La cifratura avveniva posizionando i rotori in un certo assetto e tale posizione costituiva una chiave che veniva cambiata ogni giorno secondo una regola prefissata; naturalmente, i collegamenti interni dei rotori erano segreti; inoltre i tre rotori potevano essere scambiati tra di loro, configurando sei disposizioni possibili e quindi aumentando il numero di potenziali posizioni iniziali. Il suo utilizzo era relativamente semplice e la sua fama di indecifrabilità fece sì che su Enigma si basasse tutto il sistema di segretezza della Germania nazista. 

Il tentativo di violarne il codice è una delle più famose storie di controspionaggio del XX secolo. I primi tentativi si devono a un gruppo di matematici polacchi guidato da Marian Rejewski che nei primi anni 30 era riuscito a ricostruire la struttura dei rotori e a decrittarne i messaggi. Nel febbraio 1940, con la cattura dell’esemplare a bordo del sottomarino tedesco U-boat 110, si riescono a fornire importanti indicazioni al team di scienziati impegnati a tempo pieno nella decifrazione. Gli scienziati sono riuniti a Bletchley Park, una tenuta a circa 75 km a Nord-Ovest di Londra e sede dell’unità principale di crittoanalisi del Regno Unito; qui nel corso della guerra hanno lavorato circa 12.000 persone, l’80% delle quali donne; oggi è sede del Museo Nazionale del Calcolo.

A Bletchley Park arriva anche Turing che riesce a realizzare un elaboratore elettromeccanico, “The Bombe”, in grado di svolgere il compito di analisi e decrifratura in modo straordinariamente efficiente: nel 1942 si arrivò a decrittare più di 80.000 messaggi cifrati tedeschi al mese.

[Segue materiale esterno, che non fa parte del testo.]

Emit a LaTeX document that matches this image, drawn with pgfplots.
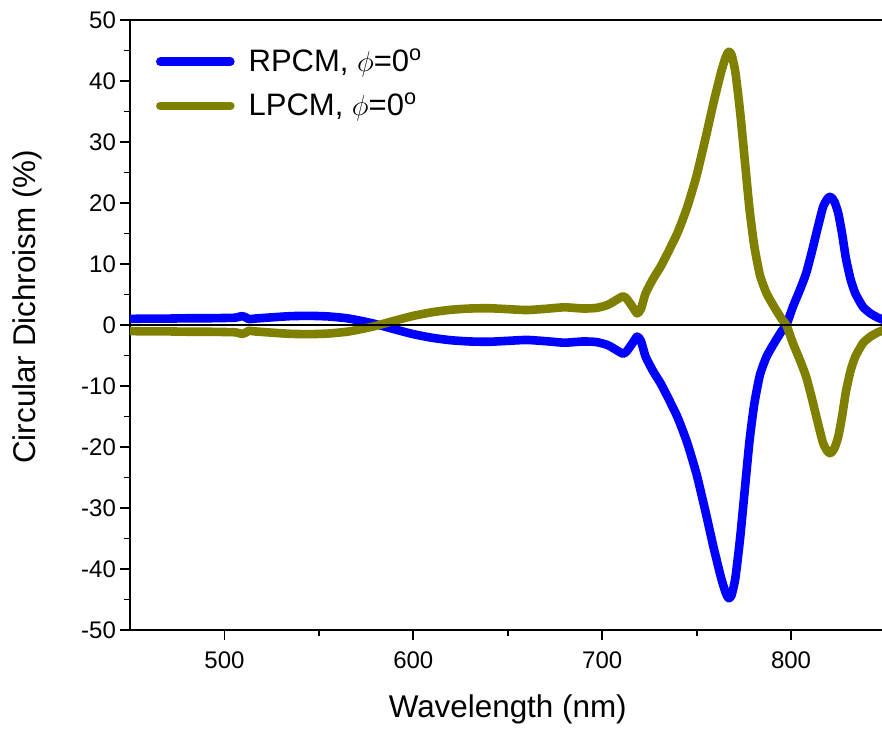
\documentclass[border=0pt]{standalone}
\usepackage{fontspec}
\setmainfont{Liberation Sans}
\usepackage{pgfplots}
\usepackage{pgfplotstable}
\pgfplotsset{compat=1.18}
\definecolor{cdblue}{RGB}{0,0,255}
\definecolor{cdolive}{RGB}{128,128,0}

\pgfplotstableread{
wl rpcm lpcm
450 1.0 -1.0
460 1.05 -1.05
470 1.05 -1.05
480 1.1 -1.1
490 1.1 -1.1
500 1.15 -1.15
506 1.2 -1.2
509 1.45 -1.45
511 1.3 -1.3
513 0.95 -0.95
516 1.05 -1.05
525 1.25 -1.25
535 1.45 -1.45
545 1.5 -1.5
555 1.4 -1.4
565 1.1 -1.1
572 0.7 -0.7
578 0.3 -0.3
583 -0.1 0.1
590 -0.7 0.7
600 -1.5 1.5
610 -2.1 2.1
620 -2.5 2.5
630 -2.7 2.7
640 -2.75 2.75
650 -2.6 2.6
660 -2.45 2.45
670 -2.65 2.65
680 -2.9 2.9
690 -2.7 2.7
697 -2.8 2.8
703 -3.3 3.3
708 -4.2 4.2
711 -4.7 4.7
713 -4.3 4.3
716 -3.0 3.0
718.5 -1.9 1.9
720.5 -2.6 2.6
723 -5.2 5.2
727 -7.6 7.6
731 -9.6 9.6
735 -12 12
740 -15.2 15.2
745 -19.3 19.3
750 -24.5 24.5
755 -31 31
759 -36.5 36.5
763 -41.5 41.5
765.5 -44 44
767 -44.8 44.8
768.5 -44.3 44.3
770.5 -41.5 41.5
773 -35 35
775.5 -27 27
778 -19 19
780.5 -13 13
783.5 -8.2 8.2
787 -5.2 5.2
791 -3 3
795 -1 1
797.5 0 0
801 3 -3
805 6 -6
808 8.5 -8.5
811 12 -12
814 15.8 -15.8
817 19.4 -19.4
819.5 20.8 -20.8
821 21 -21
823 20.2 -20.2
825 18.3 -18.3
827 15 -15
829 11 -11
831.5 7.5 -7.5
834 5.2 -5.2
838 3 -3
842 1.9 -1.9
846 1.2 -1.2
850 0.7 -0.7
}\cddata

\begin{document}
\begin{tikzpicture}
\begin{axis}[
  name=ax,
  scale only axis,
  width=377.75pt, height=305pt,
  xmin=450, xmax=850, ymin=-50, ymax=50,
  axis x line*=box, axis y line*=left,
  xtick pos=lower, ytick pos=left,
  xtick={500,600,700,800}, ytick={-50,-40,...,50},
  minor x tick num=1, minor y tick num=1,
  tick align=outside,
  major tick length=5pt, minor tick length=3pt,
  every tick/.style={black, line width=0.9pt},
  axis line style={black, line width=0.9pt},
  /pgf/number format/assume math mode=true,
  ticklabel style={font=\fontsize{12}{14}\selectfont},
  yticklabel style={xshift=1.5pt},
  xticklabel style={yshift=-2.5pt},
  xlabel={Wavelength (nm)},
  ylabel={Circular Dichroism (\%)},
  xlabel style={at={(axis description cs:0.5,-0.1303)}, anchor=center, font=\fontsize{15.7}{18}\selectfont},
  ylabel style={at={(axis description cs:-0.1357,0.530)}, anchor=center, font=\fontsize{15.7}{18}\selectfont},
  legend cell align=left,
  legend image code/.code={\draw[#1, line cap=round] (0pt,0pt) -- (35pt,0pt);},
  legend style={at={(axis description cs:0.026,0.966)}, anchor=north west, draw=none, fill=none,
    font=\fontsize{15.5}{18}\selectfont, row sep=5.5pt,
    /tikz/every odd column/.append style={column sep=5pt}},
]
\addplot[cdblue, line width=4.3pt, line join=round, line cap=round, smooth, tension=0.35] table[x=wl, y=rpcm] {\cddata};
\addlegendentry{RPCM, $\phi$=0\textsuperscript{o}}
\addplot[cdolive, line width=4.3pt, line join=round, line cap=round, smooth, tension=0.35] table[x=wl, y=lpcm] {\cddata};
\addlegendentry{LPCM, $\phi$=0\textsuperscript{o}}
\addplot[black, line width=0.8pt, forget plot] coordinates {(450,0) (850,0)};
\end{axis}
\pgfresetboundingbox
\path ([shift={(-65pt,-50.5pt)}]ax.south west) rectangle ([shift={(376pt,315pt)}]ax.south west);
\end{tikzpicture}
\end{document}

Sullo sfondo di questa attività di Turing, c’è un enigma ancor più stimolante e non ancora violato: è quello riassunto nel celebre test che porta il suo nome (test di Turing) e consiste nel trovare un programma che renda un computer indistinguibile da un essere umano. Turing si era chiesto già nel 1950, in un celebre articolo, se i computer potevano “pensare” e aveva immaginato il test dove una giuria di esperti sottopone a interrogatorio due interlocutori, un uomo e un computer, senza sapere quale sia l’essere umano e quale la macchina. Il celebre matematico inglese aveva predetto che entro il 2000 i computer avrebbero ingannato il 30% dei giurati, prefigurando l’avvento di macchine “pensanti”.

Macchine che però nessuno ha ancora visto. Neppure i partecipanti al Premio lanciato nel 1990 dall’eccentrico magnate Hugh Loebner, che ha messo in palio 25.000 dollari per il primo programma in grado di convincere i giudici che al posto suo c’è un vero e proprio uomo. L’edizione 2012 del premio si è svolta, simbolicamente, a Bletchley Park ma ancora una volta l’obiettivo non è stato pienamente raggiunto. Forse però l’interesse maggiore del test – come sostiene Brian Christian che vi ha partecipato nel 2009 e lo ha raccontato nel libro “Essere umani” – più che sulle potenzialità delle macchine è sull’identità degli umani: «Alla fine dei conti, la questione è capire cosa significhi essere umano, che cosa può insegnarci il test di Turing su noi stessi». E probabilmente era questo tipo di interrogativi che ha mobilitato nel profondo l’intelligenza vivace e inquieta di Alan Turing.